Tuesday, 25 June 2013
Carey Organic Chisel Jersey Cider
When I bought this, I was sure I had reviewed a Carey cider before now. Looks like I am wrong. Oh well. It is a little odd as I hadn't really come across them until this year, and it turns out they have orchards and all sorts! I guess we are all learning eh!
So, having learned my new thing for today, I turn to another producer who makes a virtue out of having an organic orchard. I suppose that it is fairly rare for producers to use their organic status as a key selling point, although in truth many orchards of cider apples are not treated with chemicals... perhaps only a few pay the subs required of the organic lobby?! Y'know, I think I have bashed the organic movement on just about every organic cider I have reviewed... so apologies for that.
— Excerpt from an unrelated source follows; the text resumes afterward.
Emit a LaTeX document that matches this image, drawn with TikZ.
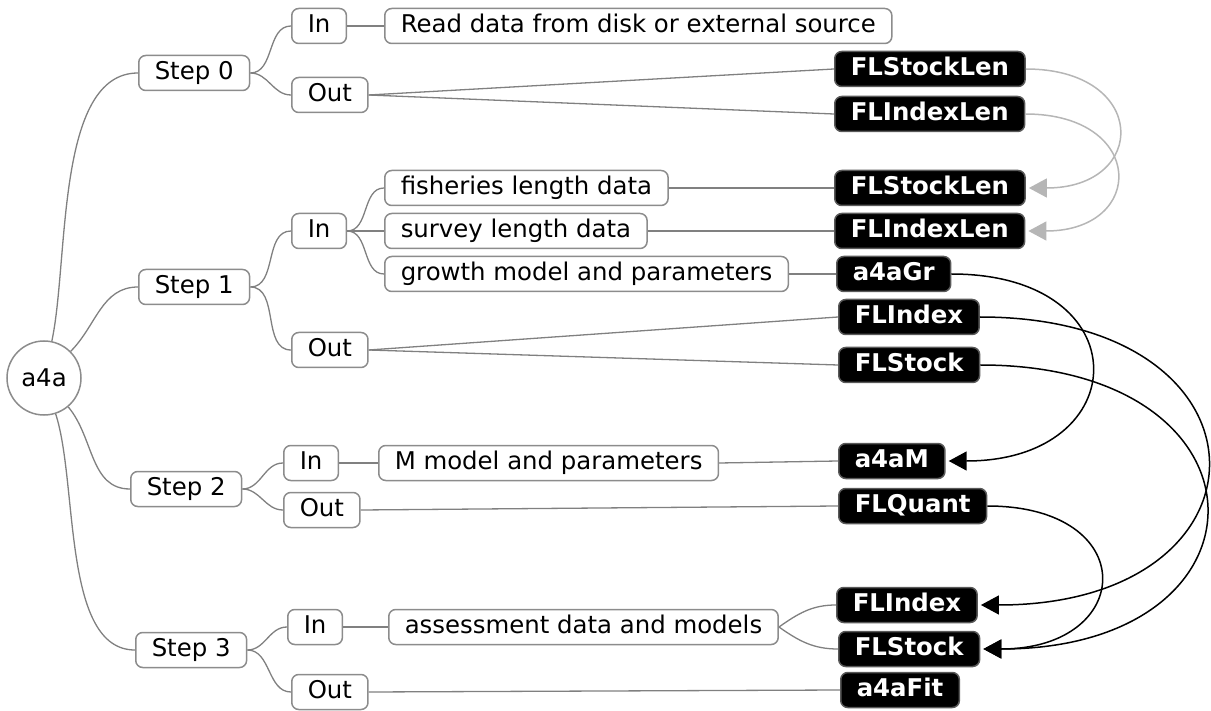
\documentclass[tikz,border=0pt]{standalone}
\usepackage{fontspec}
\setmainfont{DejaVu Sans}
\usepackage{tikz}
\usetikzlibrary{arrows.meta}
\definecolor{edgegray}{RGB}{128, 128, 128}
\definecolor{boxgray}{RGB}{140, 140, 140}
\definecolor{linkgray}{RGB}{182, 182, 182}

\tikzset{
  box/.style={draw=boxgray, line width=0.75pt, rounded corners=3.5pt, fill=white,
    anchor=west, inner xsep=8pt, inner ysep=3pt, text height=9pt, text depth=2.5pt,
    font=\fontsize{12.2}{14}\selectfont},
  dark/.style={box, draw=black!65, fill=black, text=white,
    font=\fontsize{12.2}{14}\selectfont\bfseries},
  edge/.style={draw=edgegray, line width=0.65pt},
  xref/.style={line width=0.75pt, -{Triangle[length=9pt, width=9.5pt]}, shorten >=1.5pt},
}

\begin{document}
\begin{tikzpicture}[x=0.5pt, y=-0.5pt]
  \useasboundingbox (0,0) rectangle (1211,711);

  \node[circle, draw=boxgray, line width=0.75pt, minimum size=37pt, inner sep=0pt,
    font=\fontsize{12.2}{14}\selectfont] (root) at (44,378) {a4a};

  % steps
  \node[box] (s0) at (138,73) {Step 0};
  \node[box] (s1) at (138,287) {Step 1};
  \node[box] (s2) at (130,489) {Step 2};
  \node[box] (s3) at (135,650) {Step 3};

  % in / out
  \node[box] (in0) at (291,26) {In};
  \node[box] (out0) at (291,95) {Out};
  \node[box] (in1) at (291,231) {In};
  \node[box] (out1) at (291,350) {Out};
  \node[box] (in2) at (283,463) {In};
  \node[box] (out2) at (283,510) {Out};
  \node[box] (in3) at (287,627) {In};
  \node[box] (out3) at (291,692) {Out};

  % descriptions
  \node[box] (read) at (384,26) {Read data from disk or external source};
  \node[box] (fish) at (384,188) {fisheries length data};
  \node[box] (surv) at (384,231) {survey length data};
  \node[box] (grow) at (384,274) {growth model and parameters};
  \node[box] (mmod) at (378,463) {M model and parameters};
  \node[box] (assess) at (388,627) {assessment data and models};

  % classes
  \node[dark] (stocklen0) at (834,69) {FLStockLen};
  \node[dark] (indexlen0) at (834,114) {FLIndexLen};
  \node[dark] (stocklen1) at (834,188) {FLStockLen};
  \node[dark] (indexlen1) at (834,231) {FLIndexLen};
  \node[dark] (gr1) at (836,274) {a4aGr};
  \node[dark] (index1) at (838,317) {FLIndex};
  \node[dark] (stock1) at (838,365) {FLStock};
  \node[dark] (m2) at (838,461) {a4aM};
  \node[dark] (quant2) at (838,506) {FLQuant};
  \node[dark] (index3) at (836,605) {FLIndex};
  \node[dark] (stock3) at (838,649) {FLStock};
  \node[dark] (fit3) at (840,690) {a4aFit};

  % tree
  \draw[edge] (root) to[out=78, in=180, looseness=0.75] (s0.west);
  \draw[edge] (root) to[out=45, in=180] (s1.west);
  \draw[edge] (root) to[out=-50, in=180] (s2.west);
  \draw[edge] (root) to[out=-72, in=180, looseness=0.75] (s3.west);

  \foreach \p/\c in {s0/in0, s0/out0, s1/in1, s1/out1, s2/in2, s2/out2,
                     s3/in3, s3/out3, in1/fish, in1/surv, in1/grow} {
    \draw[edge] (\p.east) to[out=0, in=180] (\c.west);
  }
  \draw[edge] (assess.east) to[out=35, in=180] (index3.west);
  \draw[edge] (assess.east) to[out=-35, in=180] (stock3.west);

  \foreach \a/\b in {in0/read, out0/stocklen0, out0/indexlen0, fish/stocklen1,
                     surv/indexlen1, grow/gr1, out1/index1, out1/stock1,
                     in2/mmod, mmod/m2, out2/quant2, in3/assess, out3/fit3} {
    \draw[edge] (\a.east) -- (\b.west);
  }

  % links between steps
  \draw[xref, linkgray] (stocklen0.east) .. controls +(123,0) and +(123,0) .. (stocklen1.east);
  \draw[xref, linkgray] (indexlen0.east) .. controls +(121,0) and +(121,0) .. (indexlen1.east);
  \draw[xref] (gr1.east) .. controls +(190,0) and +(190,0) .. (m2.east);
  \draw[xref] (index1.east) .. controls +(304,0) and +(304,0) .. (index3.east);
  \draw[xref] (stock1.east) .. controls +(300,0) and +(300,0) .. (stock3.east);
  \draw[xref] (quant2.east) .. controls +(155,0) and +(155,0) .. (stock3.east);

\end{tikzpicture}
\end{document}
However, it isn't the idea of organic things that I am bashing - I like that idea. It is the 'lobbyists' that make a bunch of money out of it that I am not so keen on.
Anyway, enough of that. This cider is going down as a Cider101 as it is a single variety worth exploring. Just to recap why I am doing this. I have used many varieties of apple for making cider and want to see what they taste like in isolation (assuming I can find an unadulterated version). Also, there are varieties of fruit that I have not used before; though the exercise is no less worthwhile for that. Essentially, it is as much about learning the taste of specific varieties of apple as it is reviewing the cider itself - not that the review will be any less rigorous on my part:-)
Chisel Jersey is an apple I have used before. It is a heavy hitter, coming (to me) fairly late in the season - just after the Yarlington Mill. Its a heavy smeller and the juice is dark and thick. In one of my blends it plays quite a big role, and I feel it makes a big difference to the complexion of that blend. This last year, I couldn't get any, and find the blend a lot lighter as a result. Conclusion?! Well, its a good addition but I may not use it so heavily in future (and this review will help me look at that).
The fruit is considered a full bittersweet - which means full on tannins and a deep full body. I am not surprised at this given my experience of it. It is another of those apples that started life in the 18th century - the pinnacle of apple breeding (can you call it that?). It is, as said, late to flower and late to harvest (orange pippin says Nov/Dec). It is red and green in colour - though the ones I get are much more red than green and are very large for cider apples.
On to this cider then. Made in Herefordshire, it should be pretty well true to form - the fact that it is 7.1% also convinces me that I am getting the real deal with this cider. It pours out quite hazy, so it looks and feels like a bottle conditioned, full juice cider. Perhaps a little too well bottle conditioned though - there is quite a lot of fizz and this has kicked all the yeast into solution (making it almost, well, cloudy).
The cider has an interesting smell to it. Naturally, as expected, it is very deep. It has a real autumnal feel to it - blackcurrants and elderberries, tannin although not so fruity. It is also a bit yeasty - which is unsurprising too given the cloudy nature.
The taste is bold, very drying due to the tannins and with a bit too much yeast at the end which spoils things a bit. It's quite a heavy cider. Fruity and complex, but with a little too much tannin on it's own (and that yeast too). There is no acid in here - so it is definitely the real deal. However I think it misses that a bit to combat the astringency. The aftertaste is short to medium as it ends up drying the mouth. I do get the impression that this is sweetened 'a bit', but it doesn't tame or compete with the tannin at all.
I find it a shame that this has been over conditioned (often the problem is the other way round though). I always figured it would be a challenging cider to create as a single variety. It is heavy and a little unweildly. However, if Tremletts can be tamed, then so should Chisel! It doesn't feel as clean as Tremletts though.
With a score of 72/100, this is a bronze for Carey's - though I would say gold for the experience and information that I have got from it.